Joseph G. Denny, Jr., of Philadelphia, Pa., for cross-appellant.

Before BIGGS, GOODRICH, and McLAUGHLIN, Circuit Judges.

BIGGS, Circuit Judge.

Charles H. Haeseler, an inventor, for some years prior to 1919 had been an employee of the petitioner, Chicago Pneumatic Tool Company. On January 27, 1919 Haeseler entered into an agreement with the Tool Company cancelling certain prior patent-licensing contracts entered into by him with his employer. The new contract listed certain patents and a number of pending patent applications owned by Haeseler. Included in these was an application, No. 6,269, for Letters Patent of Belgium. By the terms of the agreement Haeseler granted to the Tool Company the exclusive right to make and sell the tools, machines and devices disclosed in the patents and applications "* * * to the full end of the terms for which said Letters Patent are or may be granted * * *." The right to use the machines and devices was not included in the license to the Tool Company. The Tool Company, as licensee, agreed to pay Haeseler in monthly installments on the first day of each calendar month a minimum royalty of $10,000 "* * * for each and every year during the term of this contract * * *." Another paragraph of the agreement stipulated that "during the term of the continuance of this contract" Haeseler should not engage in any competitive business, that the licensee should have the exclusive right to make and sell any and all improvements to "the tools, machines and devices manufactured and sold by virtue of this agreement" and that the licensee "upon the indication of its desire to use * * * the inventions and improvements" should pay all expenses incurred by Haeseler in connection with such improvement patents. The contract stipulated also that the licensee should pay "any and all taxes and expenses of any kind whatever incident to the prosecution of patent applications and of keeping alive all Letters Patent" of the foreign countries named in the agreement. The contract also set up a schedule for the payment of royalties by the Tool Company to Haeseler for sales made of machines and devices embodying the inventions described in the patents and applications.

The Tool Company expressed dissatisfaction with this contract and on January 27, 1921, Haeseler and the petitioner executed another agreement. This, by its terms was "to be supplemental to and form a part of" the 1919 contract. In consideration of the payment to him of $2,000 "and of other valuable considerations moving between the parties" Haeseler granted the petitioner the exclusive right to make, use and sell the several tools and devices described in two pending applications for patents "* * * to the full end of the terms for which said Letters Patent may be granted * * * subject to the terms and conditions * * *" of the 1919 contract. The agreement also gave to the petitioner the exclusive right to make, use and sell any machines, tools and devices that might be invented by the licensor during the continuance of the 1919 agreement and subject to its terms, "* * * whether or not such tools, machines and devices be of the same class as * * * those referred to in * * * the 1919 agreement, or be improvements thereon."

The minimum royalty, prescribed by the first agreement, with the possible exception of one instalment, was paid to Haeseler by the Tool Company, and after his death, to his widow, the original respondent herein, until April 30, 1936.1 The Tool Company then stopped making the payments.

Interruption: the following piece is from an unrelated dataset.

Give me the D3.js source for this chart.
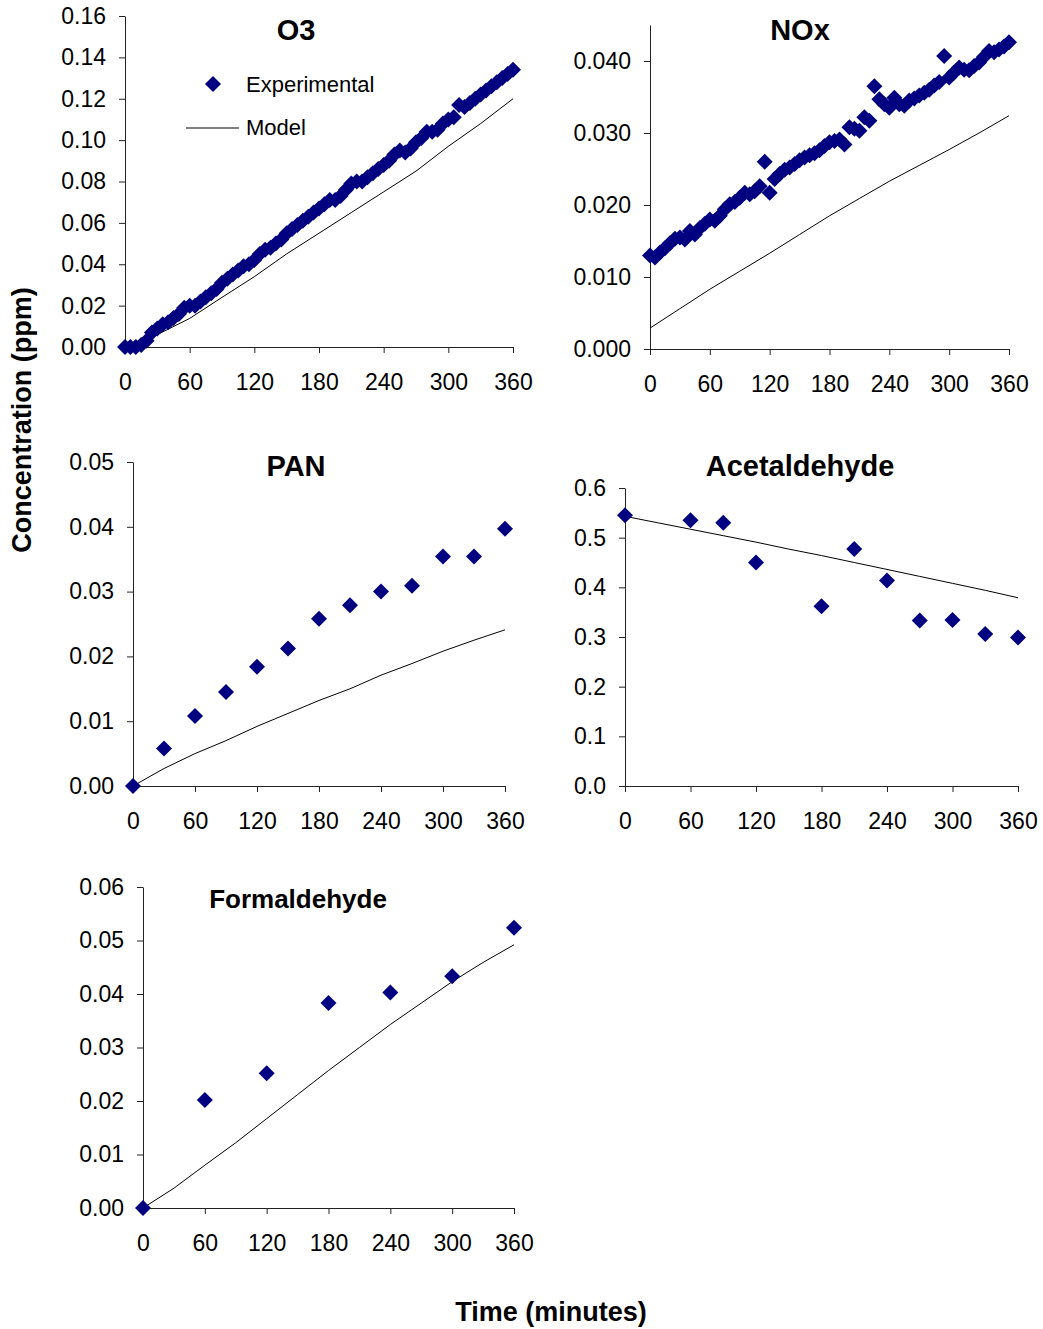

Mrs. Haeseler demanded that they be continued for reasons which will appear hereinafter. The petitioner refused the demand and brought suit seeking a declaration by the court below that its obligations under the contracts had terminated with the payment made by it on April 30, 1936. Mrs. Haeseler died. Her daughter Mrs. Ziegler, the substituted respondent, filed an amended answer and counterclaim, asserting that certain of the patents covered by the agreements expired subsequent to April 30, 1936 and that the life of the contracts, and hence the Tool Company's obligation to pay the royalty, endured until the last monopoly granted by these patents had expired. The court below found that the petitioner's obligation to pay the royalty continued until January 29, 1941 and purportedly2 gave judgment for the respondent for $833.33 a month with interest up to and including the date last stated.3 Both parties have appealed, Mrs. Ziegler in part because the court below imposed on her the cost of proving the expiration date of a Belgian patent covered by the 1919 agreement.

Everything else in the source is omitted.